▼▼▼

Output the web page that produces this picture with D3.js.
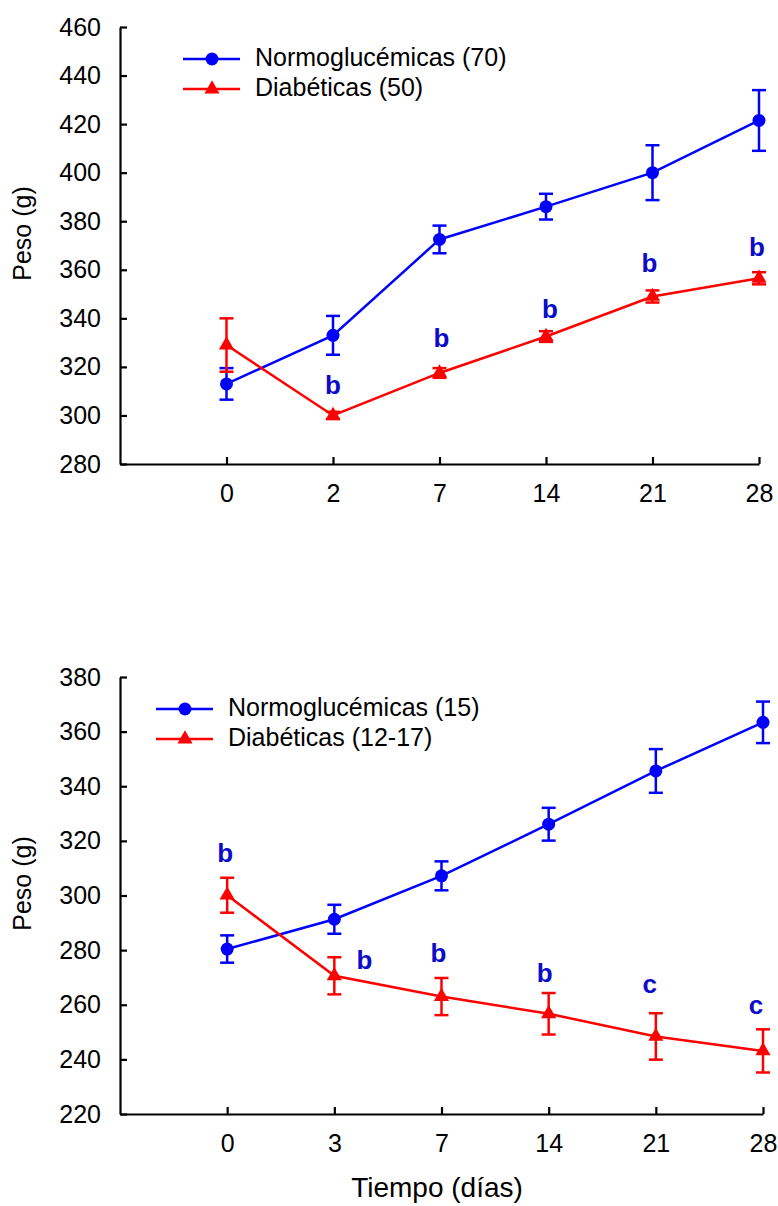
<!DOCTYPE html>
<html>
<head>
<meta charset="utf-8">
<script src="https://cdn.jsdelivr.net/npm/d3@7"></script>
<style>
  html, body { margin: 0; padding: 0; background: #fff; }
  svg { display: block; font-family: "Liberation Sans", Arial, sans-serif; }
</style>
</head>
<body>
<svg id="chart" width="778" height="1206"></svg>
<script>
// ---------- DATA ----------
// Top panel
const daysTop = ["0", "2", "7", "14", "21", "28"];
const yTicksTop = [280, 300, 320, 340, 360, 380, 400, 420, 440, 460];
const normoTop = [313, 333, 372.5, 386, 400, 421.5];
const normoTopErr = [6.5, 8, 5.7, 5.3, 11.3, 12.5];
const diabTop = [329, 300, 317.5, 332.5, 349, 356.5];
const diabTopErr = [11, 1.5, 2, 2.2, 2.5, 2.5];
const lettersTop = ["", "b", "b", "b", "b", "b"];
const letterValTop = [null, 311.7, 331, 343, 362, 368.5];
const legendTop = ["Normoglucémicas (70)", "Diabéticas (50)"];

// Bottom panel
const daysBot = ["0", "3", "7", "14", "21", "28"];
const yTicksBot = [220, 240, 260, 280, 300, 320, 340, 360, 380];
const normoBot = [280.4, 291.3, 307.2, 326.1, 345.6, 363.4];
const normoBotErr = [5, 5.3, 5.3, 6, 8, 7.6];
const diabBot = [300.1, 270.6, 263, 256.7, 248.4, 243.1];
const diabBotErr = [6.4, 6.8, 6.8, 7.6, 8.5, 7.9];
const lettersBot = ["b", "b", "b", "b", "c", "c"];
const letterValBot = [314.8, 275.7, 278.2, 270.9, 266.9, 259.2];
const legendBot = ["Normoglucémicas (15)", "Diabéticas (12-17)"];

const yTitle = "Peso (g)";
const xTitle = "Tiempo (días)";

// ---------- STYLE ----------
const BLUE = "#0000ff", RED = "#ff0000", LETTER = "#0c0cc8";
const svg = d3.select("#chart");

function panel(cfg) {
  const g = svg.append("g");
  const x = d3.scalePoint()
    .domain(["__blank__"].concat(cfg.days))
    .range([cfg.left, cfg.right]);
  const y = d3.scaleLinear()
    .domain([cfg.yTicks[0], cfg.yTicks[cfg.yTicks.length - 1]])
    .range([cfg.bottom, cfg.top]);

  // axes
  const yAxis = d3.axisLeft(y).tickValues(cfg.yTicks)
    .tickSizeInner(-7).tickSizeOuter(0).tickPadding(19);
  const gy = g.append("g").attr("transform", `translate(${cfg.left},0)`).call(yAxis);
  const xAxis = d3.axisBottom(x).tickValues(cfg.days)
    .tickSizeInner(-7).tickSizeOuter(0).tickPadding(20);
  const gx = g.append("g").attr("transform", `translate(0,${cfg.bottom})`).call(xAxis);
  [gx, gy].forEach(a => {
    a.selectAll("path.domain").attr("stroke", "#000").attr("stroke-width", 2.2);
    a.selectAll(".tick line").attr("stroke", "#000").attr("stroke-width", 2.2);
    a.selectAll(".tick text").attr("font-size", 25).attr("fill", "#000")
      .attr("font-family", "Liberation Sans, Arial, sans-serif");
  });

  // y title
  g.append("text")
    .attr("transform", `translate(${cfg.yTitleX},${(cfg.top + cfg.bottom) / 2 - 12}) rotate(-90)`)
    .attr("text-anchor", "middle")
    .attr("dominant-baseline", "middle")
    .attr("font-size", 25)
    .text(yTitle);

  const line = d3.line().x(d => x(d.day)).y(d => y(d.v));

  function series(vals, errs, color, marker) {
    const data = cfg.days.map((d, i) => ({ day: d, v: vals[i], e: errs[i] }));
    const sg = g.append("g");
    sg.append("path").datum(data).attr("d", line)
      .attr("fill", "none").attr("stroke", color).attr("stroke-width", 2.5);
    const eb = sg.selectAll("g.eb").data(data).enter().append("g");
    eb.append("line")
      .attr("x1", d => x(d.day)).attr("x2", d => x(d.day))
      .attr("y1", d => y(d.v - d.e)).attr("y2", d => y(d.v + d.e))
      .attr("stroke", color).attr("stroke-width", 2.5);
    [1, -1].forEach(s => {
      eb.append("line")
        .attr("x1", d => x(d.day) - 7).attr("x2", d => x(d.day) + 7)
        .attr("y1", d => y(d.v + s * d.e)).attr("y2", d => y(d.v + s * d.e))
        .attr("stroke", color).attr("stroke-width", 2.5);
    });
    if (marker === "circle") {
      sg.selectAll("circle.pt").data(data).enter().append("circle")
        .attr("cx", d => x(d.day)).attr("cy", d => y(d.v)).attr("r", 6.5)
        .attr("fill", color);
    } else {
      sg.selectAll("path.pt").data(data).enter().append("path")
        .attr("d", d3.symbol().type(d3.symbolTriangle).size(100))
        .attr("transform", d => `translate(${x(d.day)},${y(d.v)})`)
        .attr("fill", color);
    }
  }
  series(cfg.normo, cfg.normoErr, BLUE, "circle");
  series(cfg.diab, cfg.diabErr, RED, "triangle");

  // significance letters
  cfg.letters.forEach((t, i) => {
    if (!t) return;
    g.append("text")
      .attr("x", x(cfg.days[i]) + cfg.letterDx[i])
      .attr("y", y(cfg.letterVal[i]))
      .attr("text-anchor", "middle")
      .attr("dominant-baseline", "middle")
      .attr("font-size", 26).attr("font-weight", "bold")
      .attr("fill", LETTER)
      .text(t);
  });

  // legend
  const lg = g.append("g");
  const items = [
    { label: cfg.legend[0], color: BLUE, marker: "circle" },
    { label: cfg.legend[1], color: RED, marker: "triangle" }
  ];
  items.forEach((it, i) => {
    const ly = cfg.legY + i * 30;
    lg.append("line").attr("x1", cfg.legX).attr("x2", cfg.legX + 57)
      .attr("y1", ly).attr("y2", ly).attr("stroke", it.color).attr("stroke-width", 2.5);
    if (it.marker === "circle") {
      lg.append("circle").attr("cx", cfg.legX + 29).attr("cy", ly).attr("r", 6.5).attr("fill", it.color);
    } else {
      lg.append("path").attr("d", d3.symbol().type(d3.symbolTriangle).size(100))
        .attr("transform", `translate(${cfg.legX + 29},${ly})`).attr("fill", it.color);
    }
    lg.append("text").attr("x", cfg.legX + 72).attr("y", ly)
      .attr("dominant-baseline", "middle").attr("font-size", 25)
      .text(it.label);
  });
}

panel({
  days: daysTop, yTicks: yTicksTop,
  normo: normoTop, normoErr: normoTopErr, diab: diabTop, diabErr: diabTopErr,
  letters: lettersTop, letterVal: letterValTop, letterDx: [0, 0, 2, 4, -3, -2],
  legend: legendTop,
  left: 120, right: 759, top: 27, bottom: 464,
  yTitleX: 24, legX: 183, legY: 59
});

panel({
  days: daysBot, yTicks: yTicksBot,
  normo: normoBot, normoErr: normoBotErr, diab: diabBot, diabErr: diabBotErr,
  letters: lettersBot, letterVal: letterValBot, letterDx: [-2, 30, -3, -4, -6, -7],
  legend: legendBot,
  left: 120, right: 763, top: 677, bottom: 1114,
  yTitleX: 24, legX: 156, legY: 709
});

svg.append("text")
  .attr("x", 437).attr("y", 1190)
  .attr("text-anchor", "middle").attr("dominant-baseline", "middle")
  .attr("font-size", 28)
  .text(xTitle);
</script>
</body>
</html>
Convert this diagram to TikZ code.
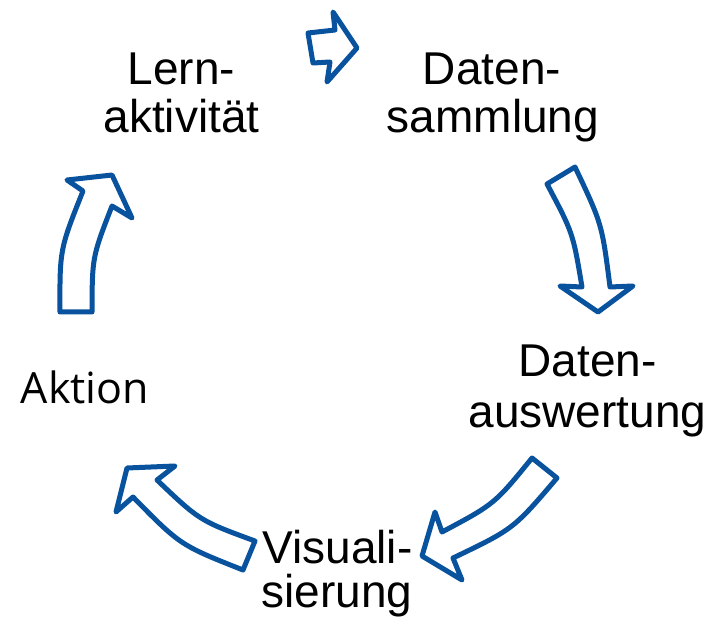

▲▲▲

→ Problem to work on:
Copy every record above exactly as written, but leave out the pictures.

→ Solution for this exercise:
Output the web page that produces this picture with D3.js.
<!DOCTYPE html>
<html>
<head>
<meta charset="utf-8">
<script src="https://cdn.jsdelivr.net/npm/d3@7"></script>
<style>
  html, body { margin: 0; padding: 0; background: #fff; }
  svg { display: block; font-family: "Liberation Sans", Arial, sans-serif; }
</style>
</head>
<body>
<svg id="chart" width="778" height="1206"></svg>
<script>
// ---------- DATA ----------
// Top panel
const daysTop = ["0", "2", "7", "14", "21", "28"];
const yTicksTop = [280, 300, 320, 340, 360, 380, 400, 420, 440, 460];
const normoTop = [313, 333, 372.5, 386, 400, 421.5];
const normoTopErr = [6.5, 8, 5.7, 5.3, 11.3, 12.5];
const diabTop = [329, 300, 317.5, 332.5, 349, 356.5];
const diabTopErr = [11, 1.5, 2, 2.2, 2.5, 2.5];
const lettersTop = ["", "b", "b", "b", "b", "b"];
const letterValTop = [null, 311.7, 331, 343, 362, 368.5];
const legendTop = ["Normoglucémicas (70)", "Diabéticas (50)"];

// Bottom panel
const daysBot = ["0", "3", "7", "14", "21", "28"];
const yTicksBot = [220, 240, 260, 280, 300, 320, 340, 360, 380];
const normoBot = [280.4, 291.3, 307.2, 326.1, 345.6, 363.4];
const normoBotErr = [5, 5.3, 5.3, 6, 8, 7.6];
const diabBot = [300.1, 270.6, 263, 256.7, 248.4, 243.1];
const diabBotErr = [6.4, 6.8, 6.8, 7.6, 8.5, 7.9];
const lettersBot = ["b", "b", "b", "b", "c", "c"];
const letterValBot = [314.8, 275.7, 278.2, 270.9, 266.9, 259.2];
const legendBot = ["Normoglucémicas (15)", "Diabéticas (12-17)"];

const yTitle = "Peso (g)";
const xTitle = "Tiempo (días)";

// ---------- STYLE ----------
const BLUE = "#0000ff", RED = "#ff0000", LETTER = "#0c0cc8";
const svg = d3.select("#chart");

function panel(cfg) {
  const g = svg.append("g");
  const x = d3.scalePoint()
    .domain(["__blank__"].concat(cfg.days))
    .range([cfg.left, cfg.right]);
  const y = d3.scaleLinear()
    .domain([cfg.yTicks[0], cfg.yTicks[cfg.yTicks.length - 1]])
    .range([cfg.bottom, cfg.top]);

  // axes
  const yAxis = d3.axisLeft(y).tickValues(cfg.yTicks)
    .tickSizeInner(-7).tickSizeOuter(0).tickPadding(19);
  const gy = g.append("g").attr("transform", `translate(${cfg.left},0)`).call(yAxis);
  const xAxis = d3.axisBottom(x).tickValues(cfg.days)
    .tickSizeInner(-7).tickSizeOuter(0).tickPadding(20);
  const gx = g.append("g").attr("transform", `translate(0,${cfg.bottom})`).call(xAxis);
  [gx, gy].forEach(a => {
    a.selectAll("path.domain").attr("stroke", "#000").attr("stroke-width", 2.2);
    a.selectAll(".tick line").attr("stroke", "#000").attr("stroke-width", 2.2);
    a.selectAll(".tick text").attr("font-size", 25).attr("fill", "#000")
      .attr("font-family", "Liberation Sans, Arial, sans-serif");
  });

  // y title
  g.append("text")
    .attr("transform", `translate(${cfg.yTitleX},${(cfg.top + cfg.bottom) / 2 - 12}) rotate(-90)`)
    .attr("text-anchor", "middle")
    .attr("dominant-baseline", "middle")
    .attr("font-size", 25)
    .text(yTitle);

  const line = d3.line().x(d => x(d.day)).y(d => y(d.v));

  function series(vals, errs, color, marker) {
    const data = cfg.days.map((d, i) => ({ day: d, v: vals[i], e: errs[i] }));
    const sg = g.append("g");
    sg.append("path").datum(data).attr("d", line)
      .attr("fill", "none").attr("stroke", color).attr("stroke-width", 2.5);
    const eb = sg.selectAll("g.eb").data(data).enter().append("g");
    eb.append("line")
      .attr("x1", d => x(d.day)).attr("x2", d => x(d.day))
      .attr("y1", d => y(d.v - d.e)).attr("y2", d => y(d.v + d.e))
      .attr("stroke", color).attr("stroke-width", 2.5);
    [1, -1].forEach(s => {
      eb.append("line")
        .attr("x1", d => x(d.day) - 7).attr("x2", d => x(d.day) + 7)
        .attr("y1", d => y(d.v + s * d.e)).attr("y2", d => y(d.v + s * d.e))
        .attr("stroke", color).attr("stroke-width", 2.5);
    });
    if (marker === "circle") {
      sg.selectAll("circle.pt").data(data).enter().append("circle")
        .attr("cx", d => x(d.day)).attr("cy", d => y(d.v)).attr("r", 6.5)
        .attr("fill", color);
    } else {
      sg.selectAll("path.pt").data(data).enter().append("path")
        .attr("d", d3.symbol().type(d3.symbolTriangle).size(100))
        .attr("transform", d => `translate(${x(d.day)},${y(d.v)})`)
        .attr("fill", color);
    }
  }
  series(cfg.normo, cfg.normoErr, BLUE, "circle");
  series(cfg.diab, cfg.diabErr, RED, "triangle");

  // significance letters
  cfg.letters.forEach((t, i) => {
    if (!t) return;
    g.append("text")
      .attr("x", x(cfg.days[i]) + cfg.letterDx[i])
      .attr("y", y(cfg.letterVal[i]))
      .attr("text-anchor", "middle")
      .attr("dominant-baseline", "middle")
      .attr("font-size", 26).attr("font-weight", "bold")
      .attr("fill", LETTER)
      .text(t);
  });

  // legend
  const lg = g.append("g");
  const items = [
    { label: cfg.legend[0], color: BLUE, marker: "circle" },
    { label: cfg.legend[1], color: RED, marker: "triangle" }
  ];
  items.forEach((it, i) => {
    const ly = cfg.legY + i * 30;
    lg.append("line").attr("x1", cfg.legX).attr("x2", cfg.legX + 57)
      .attr("y1", ly).attr("y2", ly).attr("stroke", it.color).attr("stroke-width", 2.5);
    if (it.marker === "circle") {
      lg.append("circle").attr("cx", cfg.legX + 29).attr("cy", ly).attr("r", 6.5).attr("fill", it.color);
    } else {
      lg.append("path").attr("d", d3.symbol().type(d3.symbolTriangle).size(100))
        .attr("transform", `translate(${cfg.legX + 29},${ly})`).attr("fill", it.color);
    }
    lg.append("text").attr("x", cfg.legX + 72).attr("y", ly)
      .attr("dominant-baseline", "middle").attr("font-size", 25)
      .text(it.label);
  });
}

panel({
  days: daysTop, yTicks: yTicksTop,
  normo: normoTop, normoErr: normoTopErr, diab: diabTop, diabErr: diabTopErr,
  letters: lettersTop, letterVal: letterValTop, letterDx: [0, 0, 2, 4, -3, -2],
  legend: legendTop,
  left: 120, right: 759, top: 27, bottom: 464,
  yTitleX: 24, legX: 183, legY: 59
});

panel({
  days: daysBot, yTicks: yTicksBot,
  normo: normoBot, normoErr: normoBotErr, diab: diabBot, diabErr: diabBotErr,
  letters: lettersBot, letterVal: letterValBot, letterDx: [-2, 30, -3, -4, -6, -7],
  legend: legendBot,
  left: 120, right: 763, top: 677, bottom: 1114,
  yTitleX: 24, legX: 156, legY: 709
});

svg.append("text")
  .attr("x", 437).attr("y", 1190)
  .attr("text-anchor", "middle").attr("dominant-baseline", "middle")
  .attr("font-size", 28)
  .text(xTitle);
</script>
</body>
</html>
Convert this diagram to TikZ code.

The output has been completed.